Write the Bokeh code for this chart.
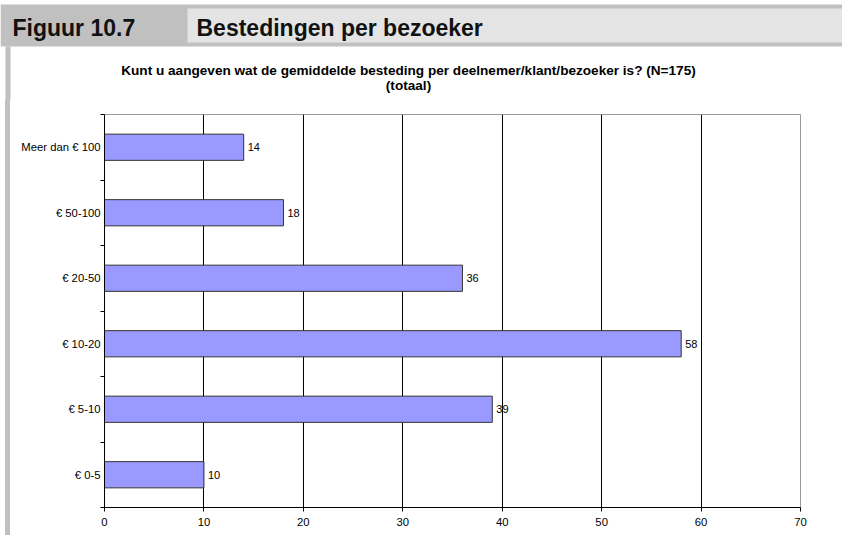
from bokeh.plotting import figure
from bokeh.models import Range1d, FixedTicker, BoxAnnotation, Spacer, ColumnDataSource
from bokeh.layouts import column, row
from bokeh.embed import file_html
from bokeh.resources import INLINE
from bokeh.core.properties import value

# ---------------- data ----------------
figure_number = "Figuur 10.7"
figure_title = "Bestedingen per bezoeker"
chart_title = [
    "Kunt u aangeven wat de gemiddelde besteding per deelnemer/klant/bezoeker is? (N=175)",
    "(totaal)",
]
categories = ["€ 0-5", "€ 5-10", "€ 10-20", "€ 20-50", "€ 50-100", "Meer dan € 100"]
counts = [10, 39, 58, 36, 18, 14]
x_ticks = [0, 10, 20, 30, 40, 50, 60, 70]

FONT = "Liberation Sans"
W = 842
H_HEAD = 100


def t(v):
    """top-down pixel position -> header figure y"""
    return H_HEAD - v


# ---------------- header ----------------
head = figure(width=W, height=H_HEAD, x_range=Range1d(0, W), y_range=Range1d(0, H_HEAD),
              x_axis_type=None, y_axis_type=None, toolbar_location=None,
              output_backend="svg", min_border=0, outline_line_color=None)
head.grid.visible = False
head.background_fill_color = "white"
head.border_fill_color = "white"

for l, r, tp, bt, c in [(0, W, 4, 46, "#c0c0c0"),
                        (187, W, 8, 42, "#e4e4e4"),
                        (5, 10, 46, H_HEAD, "#c0c0c0")]:
    head.add_layout(BoxAnnotation(left=l, right=r, top=t(tp), bottom=t(bt), fill_color=c,
                                  fill_alpha=1, line_color=None, level="underlay"))

head.text(x=[12], y=[t(27.5)], text=[figure_number], text_font=value(FONT), text_font_style="bold",
          text_font_size="23px", text_color="#111111", text_baseline="middle", text_align="left")
head.text(x=[196], y=[t(27.5)], text=[figure_title], text_font=value(FONT), text_font_style="bold",
          text_font_size="23px", text_color="#111111", text_baseline="middle", text_align="left")
head.text(x=[408, 408], y=[t(70), t(84.5)], text=chart_title, text_font=value(FONT),
          text_font_style="bold", text_font_size="13.6px", text_color="black",
          text_baseline="middle", text_align="center")

# ---------------- chart ----------------
ys = [i + 0.5 for i in range(len(categories))]
src = ColumnDataSource(dict(y=ys, count=counts, label=[str(c) for c in counts], cat=categories))

p = figure(frame_width=696, frame_height=393, x_range=Range1d(0, 70),
           y_range=Range1d(0, len(categories)), toolbar_location=None, output_backend="svg",
           min_border_left=94, min_border_right=42, min_border_top=14, min_border_bottom=28,
           outline_line_color="#999999")
p.background_fill_color = "white"
p.border_fill_color = "white"

p.hbar(y="y", right="count", left=0, height=0.4, source=src, fill_color="#9999ff",
       line_color="#333333", line_width=1)
p.text(x="count", y="y", text="label", x_offset=4, text_baseline="middle", text_align="left",
       text_font=value(FONT), text_font_size="11px", text_color="black", source=src)

# x axis
p.xaxis.ticker = FixedTicker(ticks=x_ticks)
p.xaxis.major_tick_in = 0
p.xaxis.major_tick_out = 4
p.xaxis.minor_tick_out = 0
p.xaxis.minor_tick_in = 0
p.xaxis.axis_line_color = "black"
p.xaxis.major_tick_line_color = "black"
p.xaxis.major_label_standoff = 6
p.xaxis.major_label_text_font = FONT
p.xaxis.major_label_text_font_size = "11.3px"
p.xaxis.major_label_text_color = "black"

# y axis
p.yaxis.ticker = FixedTicker(ticks=ys, minor_ticks=list(range(len(categories) + 1)))
p.yaxis.major_label_overrides = {y: c for y, c in zip(ys, categories)}
p.yaxis.major_tick_line_color = None
p.yaxis.major_tick_in = 0
p.yaxis.major_tick_out = 0
p.yaxis.minor_tick_in = 0
p.yaxis.minor_tick_out = 4
p.yaxis.minor_tick_line_color = "black"
p.yaxis.axis_line_color = "black"
p.yaxis.major_label_standoff = 0
p.yaxis.major_label_text_font = FONT
p.yaxis.major_label_text_font_size = "11.3px"
p.yaxis.major_label_text_color = "black"

# grid
p.xgrid.ticker = FixedTicker(ticks=x_ticks[1:-1])
p.xgrid.grid_line_color = "black"
p.xgrid.grid_line_width = 1
p.ygrid.visible = False

gap = Spacer(width=5, height=435)
strip = Spacer(width=5, height=435, styles={"background-color": "#c0c0c0"})
layout = column(head, row(gap, strip, p))

open("out.html", "w").write(file_html(layout, INLINE, title="Figuur 10.7"))
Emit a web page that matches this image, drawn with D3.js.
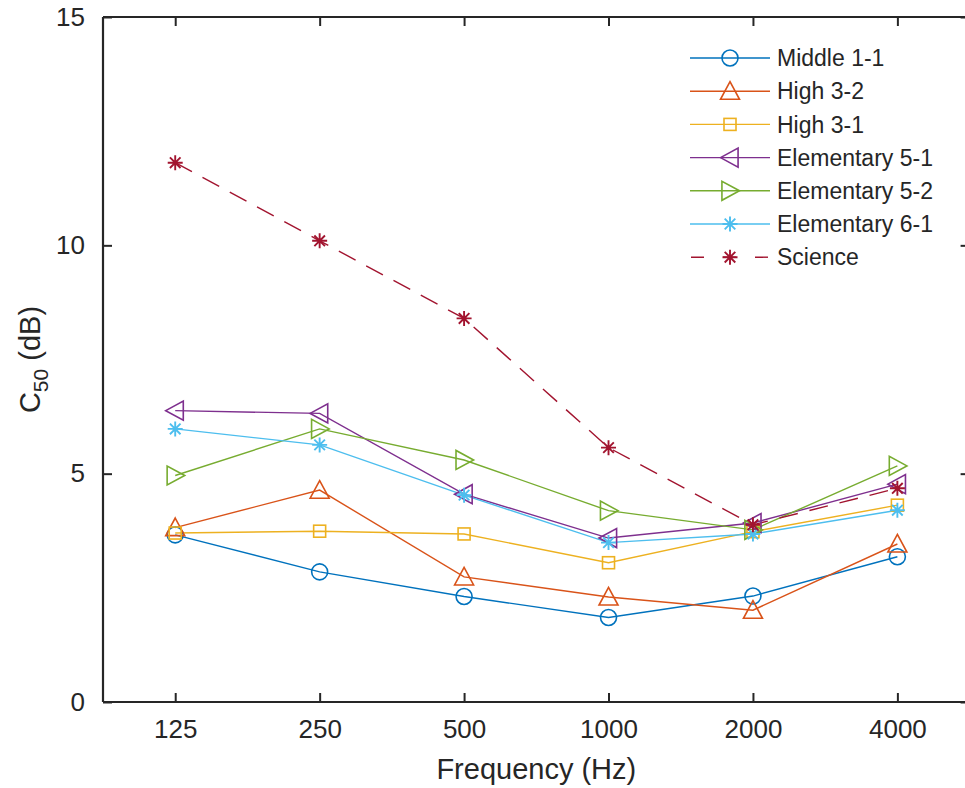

....................

** Work to be completed **
Copy out the listing exactly as it stands, but not the pictures.

** Written solution **
Write the Bokeh code for this chart.
from bokeh.plotting import figure
from bokeh.models import Range1d, FixedTicker, BoxAnnotation, Spacer, ColumnDataSource
from bokeh.layouts import column, row
from bokeh.embed import file_html
from bokeh.resources import INLINE
from bokeh.core.properties import value

# ---------------- data ----------------
figure_number = "Figuur 10.7"
figure_title = "Bestedingen per bezoeker"
chart_title = [
    "Kunt u aangeven wat de gemiddelde besteding per deelnemer/klant/bezoeker is? (N=175)",
    "(totaal)",
]
categories = ["€ 0-5", "€ 5-10", "€ 10-20", "€ 20-50", "€ 50-100", "Meer dan € 100"]
counts = [10, 39, 58, 36, 18, 14]
x_ticks = [0, 10, 20, 30, 40, 50, 60, 70]

FONT = "Liberation Sans"
W = 842
H_HEAD = 100


def t(v):
    """top-down pixel position -> header figure y"""
    return H_HEAD - v


# ---------------- header ----------------
head = figure(width=W, height=H_HEAD, x_range=Range1d(0, W), y_range=Range1d(0, H_HEAD),
              x_axis_type=None, y_axis_type=None, toolbar_location=None,
              output_backend="svg", min_border=0, outline_line_color=None)
head.grid.visible = False
head.background_fill_color = "white"
head.border_fill_color = "white"

for l, r, tp, bt, c in [(0, W, 4, 46, "#c0c0c0"),
                        (187, W, 8, 42, "#e4e4e4"),
                        (5, 10, 46, H_HEAD, "#c0c0c0")]:
    head.add_layout(BoxAnnotation(left=l, right=r, top=t(tp), bottom=t(bt), fill_color=c,
                                  fill_alpha=1, line_color=None, level="underlay"))

head.text(x=[12], y=[t(27.5)], text=[figure_number], text_font=value(FONT), text_font_style="bold",
          text_font_size="23px", text_color="#111111", text_baseline="middle", text_align="left")
head.text(x=[196], y=[t(27.5)], text=[figure_title], text_font=value(FONT), text_font_style="bold",
          text_font_size="23px", text_color="#111111", text_baseline="middle", text_align="left")
head.text(x=[408, 408], y=[t(70), t(84.5)], text=chart_title, text_font=value(FONT),
          text_font_style="bold", text_font_size="13.6px", text_color="black",
          text_baseline="middle", text_align="center")

# ---------------- chart ----------------
ys = [i + 0.5 for i in range(len(categories))]
src = ColumnDataSource(dict(y=ys, count=counts, label=[str(c) for c in counts], cat=categories))

p = figure(frame_width=696, frame_height=393, x_range=Range1d(0, 70),
           y_range=Range1d(0, len(categories)), toolbar_location=None, output_backend="svg",
           min_border_left=94, min_border_right=42, min_border_top=14, min_border_bottom=28,
           outline_line_color="#999999")
p.background_fill_color = "white"
p.border_fill_color = "white"

p.hbar(y="y", right="count", left=0, height=0.4, source=src, fill_color="#9999ff",
       line_color="#333333", line_width=1)
p.text(x="count", y="y", text="label", x_offset=4, text_baseline="middle", text_align="left",
       text_font=value(FONT), text_font_size="11px", text_color="black", source=src)

# x axis
p.xaxis.ticker = FixedTicker(ticks=x_ticks)
p.xaxis.major_tick_in = 0
p.xaxis.major_tick_out = 4
p.xaxis.minor_tick_out = 0
p.xaxis.minor_tick_in = 0
p.xaxis.axis_line_color = "black"
p.xaxis.major_tick_line_color = "black"
p.xaxis.major_label_standoff = 6
p.xaxis.major_label_text_font = FONT
p.xaxis.major_label_text_font_size = "11.3px"
p.xaxis.major_label_text_color = "black"

# y axis
p.yaxis.ticker = FixedTicker(ticks=ys, minor_ticks=list(range(len(categories) + 1)))
p.yaxis.major_label_overrides = {y: c for y, c in zip(ys, categories)}
p.yaxis.major_tick_line_color = None
p.yaxis.major_tick_in = 0
p.yaxis.major_tick_out = 0
p.yaxis.minor_tick_in = 0
p.yaxis.minor_tick_out = 4
p.yaxis.minor_tick_line_color = "black"
p.yaxis.axis_line_color = "black"
p.yaxis.major_label_standoff = 0
p.yaxis.major_label_text_font = FONT
p.yaxis.major_label_text_font_size = "11.3px"
p.yaxis.major_label_text_color = "black"

# grid
p.xgrid.ticker = FixedTicker(ticks=x_ticks[1:-1])
p.xgrid.grid_line_color = "black"
p.xgrid.grid_line_width = 1
p.ygrid.visible = False

gap = Spacer(width=5, height=435)
strip = Spacer(width=5, height=435, styles={"background-color": "#c0c0c0"})
layout = column(head, row(gap, strip, p))

open("out.html", "w").write(file_html(layout, INLINE, title="Figuur 10.7"))
Emit a web page that matches this image, drawn with D3.js.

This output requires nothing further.